Cleaning up afterwards
For as long as I’ve been spreading fertilizer, I have always hosed off the spreader and left it to dry before putting it away. Or, as often as not, forgetting to put it away and finding it the next morning. After I did my late-Summer distribution this year, I was using my battery operated blower to get most of the fertilizer off the driveway and the interlock, when I had an epiphany.
Wait, you do clean up excess fertilizer don’t you? OK, consider this a bonus tip. Blowing the fertilizer off hard surfaces has three benefits:
- puts fertilizer back where it was supposed to go, instead of wasting it
- keeps fertilizer from washing down to the road and thence into the local ponds, causing algae
- you don’t get iron stains on your sidewalk or interlock
Now where was I?
I had the blower in hand and realized that I could do a good job of cleaning the fertilizer off the spreader by just blowing it off. It did do a good job, and kept it dry, so I could store it immediately. I’m not sure I would do this if the spreader was mostly metal, but for a plastic spreader with few metal parts, I think it’s fine. When I do the Fall fertilizing I’ll wash and dry the spreader for the WInter, but over the Summer, I think my new method is a winner.
Speaking of storing the spreader, it’s a bit awkward, isn’t it?

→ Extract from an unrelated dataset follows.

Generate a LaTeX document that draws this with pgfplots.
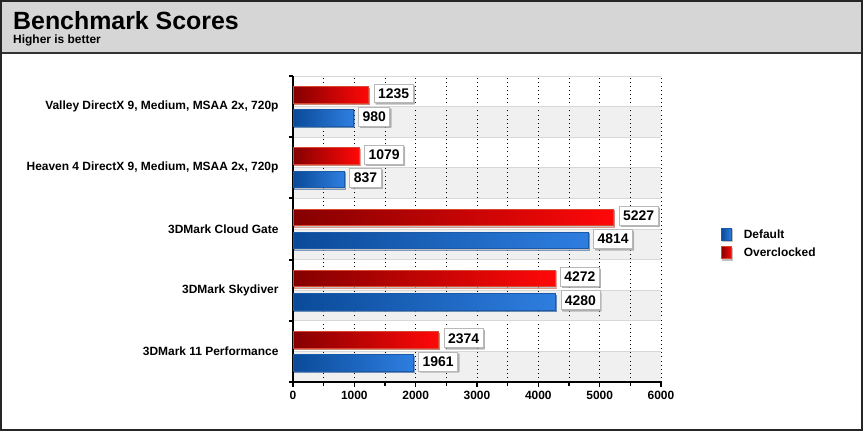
\documentclass[border=0pt]{standalone}
\usepackage{pgfplots}
\pgfplotsset{compat=1.18}
\usepackage{fontspec}
\setmainfont{Liberation Sans}
\usetikzlibrary{shadows}

\definecolor{hdr}{HTML}{D6D6D6}
\definecolor{band}{HTML}{F0F0F0}
\definecolor{gridl}{HTML}{D8D8D8}
\definecolor{reddark}{HTML}{850000}
\definecolor{redlight}{HTML}{FF0808}
\definecolor{redline}{HTML}{D84830}
\definecolor{bluedark}{HTML}{0A4A98}
\definecolor{bluelight}{HTML}{2E7EE0}
\definecolor{blueline}{HTML}{1A5AA8}

\pgfplotsset{
  barbase/.style={line width=1bp,
    drop shadow={shadow xshift=1bp, shadow yshift=-1.5bp,
      left color=black!22, right color=black!22}},
  bluebar/.style={barbase, bar shift=-0.19, draw=blueline,
    left color=bluedark, right color=bluelight, forget plot},
  redbar/.style={barbase, bar shift=0.19, draw=redline,
    left color=reddark, right color=redlight, forget plot},
}

\begin{document}
\begin{tikzpicture}
\useasboundingbox (0,0) rectangle (863bp,431bp);
% header band
\fill[hdr] (0,378bp) rectangle (863bp,431bp);
\draw[line width=1.5bp, black!80] (0,378bp) -- (863bp,378bp);
\node[anchor=base west, inner sep=0] at (13bp,401bp)
  {\fontsize{25}{30}\selectfont\bfseries Benchmark Scores};
\node[anchor=base west, inner sep=0] at (13bp,387bp)
  {\fontsize{12}{14}\selectfont\bfseries Higher is better};
% lower half of every row is shaded
\foreach \k in {0,...,4}
  \fill[band] (293bp,{49bp+61.2bp*\k}) rectangle (661bp,{49bp+61.2bp*\k+30.6bp});

\begin{axis}[
    at={(293bp,49bp)}, anchor=south west,
    scale only axis,
    width=368bp, height=306bp,
    xbar,
    xmin=0, xmax=6000,
    ymin=0, ymax=5,
    bar width=0.27,
    axis lines=left,
    axis line style={-, line width=2bp, black},
    xtick={0,1000,...,6000},
    minor x tick num=1,
    xmajorgrids, xminorgrids,
    major x grid style={black, line width=0.9bp, dash pattern=on 0.9bp off 3.2bp},
    minor x grid style={black, line width=0.9bp, dash pattern=on 0.9bp off 3.2bp},
    ytick={0.5,1.5,2.5,3.5,4.5},
    yticklabels={3DMark 11 Performance, 3DMark Skydiver, 3DMark Cloud Gate,
      {Heaven 4 DirectX 9, Medium, MSAA 2x, 720p},
      {Valley DirectX 9, Medium, MSAA 2x, 720p}},
    minor ytick={0,1,2,3,4,5},
    ymajorgrids, yminorgrids,
    major y grid style={gridl, line width=0.6bp},
    minor y grid style={gridl, line width=0.6bp},
    major tick length=5bp,
    minor tick length=4bp,
    tick align=outside,
    xtick style={black, line width=1.6bp},
    ytick style={black, line width=2bp},
    major y tick style={draw=none},
    tick label style={font=\fontsize{12}{14}\selectfont\bfseries},
    yticklabel style={xshift=-6bp},
    xticklabel style={yshift=-1bp},
    /pgf/number format/.cd, fixed, precision=0, 1000 sep={}, assume math mode=true,
    /pgfplots/.cd,
    nodes near coords,
    every node near coord/.append style={
      anchor=west, xshift=5bp, yshift=1.5bp,
      font=\fontsize{14}{16}\selectfont\bfseries,
      left color=white, right color=white, draw=black!28, line width=0.9bp,
      inner xsep=4bp, inner ysep=4.5bp,
      drop shadow={shadow xshift=1.5bp, shadow yshift=-1.5bp,
        left color=black!35, right color=black!35, draw=none}},
    legend style={at={(1.155,0.512)}, anchor=north west, draw=none, fill=none,
      font=\fontsize{12}{14}\selectfont\bfseries, row sep=4bp},
    legend cell align={left},
]
% Default
\addplot[bluebar] coordinates {(1961,0.5)};
\addplot[bluebar] coordinates {(4280,1.5)};
\addplot[bluebar] coordinates {(4814,2.5)};
\addplot[bluebar] coordinates {(837,3.5)};
\addplot[bluebar] coordinates {(980,4.5)};
% Overclocked
\addplot[redbar] coordinates {(2374,0.5)};
\addplot[redbar] coordinates {(4272,1.5)};
\addplot[redbar] coordinates {(5227,2.5)};
\addplot[redbar] coordinates {(1079,3.5)};
\addplot[redbar] coordinates {(1235,4.5)};

\addlegendimage{legend image code/.code={
  \fill[black!25] (1bp,-7bp) rectangle (11bp,5bp);
  \draw[blueline, line width=0.8bp, left color=bluedark, right color=bluelight]
    (0bp,-6bp) rectangle (10bp,6bp);
  \path (20bp,0bp);}}
\addlegendentry{Default}
\addlegendimage{legend image code/.code={
  \fill[black!25] (1bp,-7bp) rectangle (11bp,5bp);
  \draw[redline, line width=0.8bp, left color=reddark, right color=redlight]
    (0bp,-6bp) rectangle (10bp,6bp);
  \path (20bp,0bp);}}
\addlegendentry{Overclocked}
\end{axis}
\draw[line width=2bp, black!85] (1bp,1bp) rectangle (862bp,430bp);
\end{tikzpicture}
\end{document}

This is how I started out storing mine, after we built the garden shed. This keeps it up off the floor and mostly out of the way. It’s over a large shelf (aka junk table) so my head isn’t in extreme danger. However, after the fifth time that I just gently nudged it and had to quickly catch the spreader on it’s way down, I decided enough was enough. My solution takes just two pieces of wood and four screws:
The long piece has to be longer than the spreader bars are wide, and the short piece is about 6″ long. I made a “T” shape, and screwed it to a rafter beam such that the top of the “T” just pressed down on the spreader bars when it’s hung over the beam. It’s harder to explain than to do, but when you’re finished, you will be able to drop the spreader bars over the rafter, lifting the weight back slightly until it’s in place, and then, when you let the weight off, the spreader bars will tilt up and push up against the top of the “T”, locking it in place.
It’s now quite secure and it will survive being bumped.
This is ideal in a shed, but I imagine it could be adapted to a garage, you’d just have to lift the spreader up higher.
Extra points if you bevel the short piece to make it fancy!